Can you print the data exactly and leave out each image?

#### DATASET EXCERPT ####

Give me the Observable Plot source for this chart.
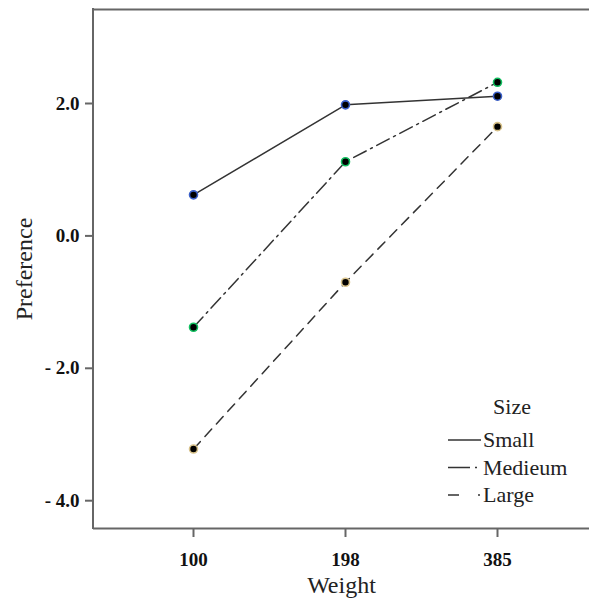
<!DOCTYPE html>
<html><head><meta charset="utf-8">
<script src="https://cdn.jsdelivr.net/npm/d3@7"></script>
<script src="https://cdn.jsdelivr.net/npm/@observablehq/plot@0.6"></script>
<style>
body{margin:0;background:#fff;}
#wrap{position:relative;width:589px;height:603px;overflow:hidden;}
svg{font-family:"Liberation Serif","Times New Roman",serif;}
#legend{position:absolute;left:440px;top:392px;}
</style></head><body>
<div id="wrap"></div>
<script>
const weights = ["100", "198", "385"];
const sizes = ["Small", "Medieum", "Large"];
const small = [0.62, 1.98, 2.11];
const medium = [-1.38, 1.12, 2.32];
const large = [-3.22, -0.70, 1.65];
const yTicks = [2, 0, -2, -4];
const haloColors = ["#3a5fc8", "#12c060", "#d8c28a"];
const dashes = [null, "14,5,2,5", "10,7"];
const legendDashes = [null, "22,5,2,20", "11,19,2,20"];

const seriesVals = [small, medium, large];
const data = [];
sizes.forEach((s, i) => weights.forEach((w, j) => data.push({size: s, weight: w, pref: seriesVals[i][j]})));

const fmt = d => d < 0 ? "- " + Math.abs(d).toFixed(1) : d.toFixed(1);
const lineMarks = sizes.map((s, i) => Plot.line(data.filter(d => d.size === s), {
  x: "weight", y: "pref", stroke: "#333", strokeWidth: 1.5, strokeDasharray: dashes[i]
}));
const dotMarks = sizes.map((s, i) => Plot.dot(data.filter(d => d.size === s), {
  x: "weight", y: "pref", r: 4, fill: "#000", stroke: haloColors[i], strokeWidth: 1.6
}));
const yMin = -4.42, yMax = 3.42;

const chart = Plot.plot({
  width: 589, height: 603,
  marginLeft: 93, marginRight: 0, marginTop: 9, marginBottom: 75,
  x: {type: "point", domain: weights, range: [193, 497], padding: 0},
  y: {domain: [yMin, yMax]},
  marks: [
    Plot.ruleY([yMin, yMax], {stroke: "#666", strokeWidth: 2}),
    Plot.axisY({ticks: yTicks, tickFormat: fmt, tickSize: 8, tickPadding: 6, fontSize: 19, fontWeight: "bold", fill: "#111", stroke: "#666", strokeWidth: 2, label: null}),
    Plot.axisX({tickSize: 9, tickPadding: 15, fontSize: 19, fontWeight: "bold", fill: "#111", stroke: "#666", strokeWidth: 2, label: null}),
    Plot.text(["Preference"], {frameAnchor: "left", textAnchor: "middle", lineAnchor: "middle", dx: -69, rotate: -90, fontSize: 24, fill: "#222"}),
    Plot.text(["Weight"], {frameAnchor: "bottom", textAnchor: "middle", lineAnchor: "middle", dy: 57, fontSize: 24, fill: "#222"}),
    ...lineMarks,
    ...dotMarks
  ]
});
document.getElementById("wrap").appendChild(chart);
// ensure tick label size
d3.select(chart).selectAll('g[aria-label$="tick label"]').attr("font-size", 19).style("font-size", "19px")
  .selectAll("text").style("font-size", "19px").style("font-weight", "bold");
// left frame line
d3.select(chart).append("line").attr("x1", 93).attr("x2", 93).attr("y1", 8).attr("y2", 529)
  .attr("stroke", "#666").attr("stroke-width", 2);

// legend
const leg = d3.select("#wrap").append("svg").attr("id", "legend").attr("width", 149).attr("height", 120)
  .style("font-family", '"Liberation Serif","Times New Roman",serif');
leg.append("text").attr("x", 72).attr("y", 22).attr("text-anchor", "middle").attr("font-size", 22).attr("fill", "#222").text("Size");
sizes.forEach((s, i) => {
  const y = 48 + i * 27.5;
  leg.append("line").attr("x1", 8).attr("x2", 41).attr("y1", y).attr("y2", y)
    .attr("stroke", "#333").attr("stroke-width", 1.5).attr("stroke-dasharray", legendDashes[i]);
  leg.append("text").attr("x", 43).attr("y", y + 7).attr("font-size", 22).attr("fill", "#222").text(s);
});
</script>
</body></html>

####

• _SOLUTION FOR THIS TASK_:
Give me the Observable Plot source for this chart.
<!DOCTYPE html>
<html><head><meta charset="utf-8">
<script src="https://cdn.jsdelivr.net/npm/d3@7"></script>
<script src="https://cdn.jsdelivr.net/npm/@observablehq/plot@0.6"></script>
<style>
body{margin:0;background:#fff;}
#wrap{position:relative;width:589px;height:603px;overflow:hidden;}
svg{font-family:"Liberation Serif","Times New Roman",serif;}
#legend{position:absolute;left:440px;top:392px;}
</style></head><body>
<div id="wrap"></div>
<script>
const weights = ["100", "198", "385"];
const sizes = ["Small", "Medieum", "Large"];
const small = [0.62, 1.98, 2.11];
const medium = [-1.38, 1.12, 2.32];
const large = [-3.22, -0.70, 1.65];
const yTicks = [2, 0, -2, -4];
const haloColors = ["#3a5fc8", "#12c060", "#d8c28a"];
const dashes = [null, "14,5,2,5", "10,7"];
const legendDashes = [null, "22,5,2,20", "11,19,2,20"];

const seriesVals = [small, medium, large];
const data = [];
sizes.forEach((s, i) => weights.forEach((w, j) => data.push({size: s, weight: w, pref: seriesVals[i][j]})));

const fmt = d => d < 0 ? "- " + Math.abs(d).toFixed(1) : d.toFixed(1);
const lineMarks = sizes.map((s, i) => Plot.line(data.filter(d => d.size === s), {
  x: "weight", y: "pref", stroke: "#333", strokeWidth: 1.5, strokeDasharray: dashes[i]
}));
const dotMarks = sizes.map((s, i) => Plot.dot(data.filter(d => d.size === s), {
  x: "weight", y: "pref", r: 4, fill: "#000", stroke: haloColors[i], strokeWidth: 1.6
}));
const yMin = -4.42, yMax = 3.42;

const chart = Plot.plot({
  width: 589, height: 603,
  marginLeft: 93, marginRight: 0, marginTop: 9, marginBottom: 75,
  x: {type: "point", domain: weights, range: [193, 497], padding: 0},
  y: {domain: [yMin, yMax]},
  marks: [
    Plot.ruleY([yMin, yMax], {stroke: "#666", strokeWidth: 2}),
    Plot.axisY({ticks: yTicks, tickFormat: fmt, tickSize: 8, tickPadding: 6, fontSize: 19, fontWeight: "bold", fill: "#111", stroke: "#666", strokeWidth: 2, label: null}),
    Plot.axisX({tickSize: 9, tickPadding: 15, fontSize: 19, fontWeight: "bold", fill: "#111", stroke: "#666", strokeWidth: 2, label: null}),
    Plot.text(["Preference"], {frameAnchor: "left", textAnchor: "middle", lineAnchor: "middle", dx: -69, rotate: -90, fontSize: 24, fill: "#222"}),
    Plot.text(["Weight"], {frameAnchor: "bottom", textAnchor: "middle", lineAnchor: "middle", dy: 57, fontSize: 24, fill: "#222"}),
    ...lineMarks,
    ...dotMarks
  ]
});
document.getElementById("wrap").appendChild(chart);
// ensure tick label size
d3.select(chart).selectAll('g[aria-label$="tick label"]').attr("font-size", 19).style("font-size", "19px")
  .selectAll("text").style("font-size", "19px").style("font-weight", "bold");
// left frame line
d3.select(chart).append("line").attr("x1", 93).attr("x2", 93).attr("y1", 8).attr("y2", 529)
  .attr("stroke", "#666").attr("stroke-width", 2);

// legend
const leg = d3.select("#wrap").append("svg").attr("id", "legend").attr("width", 149).attr("height", 120)
  .style("font-family", '"Liberation Serif","Times New Roman",serif');
leg.append("text").attr("x", 72).attr("y", 22).attr("text-anchor", "middle").attr("font-size", 22).attr("fill", "#222").text("Size");
sizes.forEach((s, i) => {
  const y = 48 + i * 27.5;
  leg.append("line").attr("x1", 8).attr("x2", 41).attr("y1", y).attr("y2", y)
    .attr("stroke", "#333").attr("stroke-width", 1.5).attr("stroke-dasharray", legendDashes[i]);
  leg.append("text").attr("x", 43).attr("y", y + 7).attr("font-size", 22).attr("fill", "#222").text(s);
});
</script>
</body></html>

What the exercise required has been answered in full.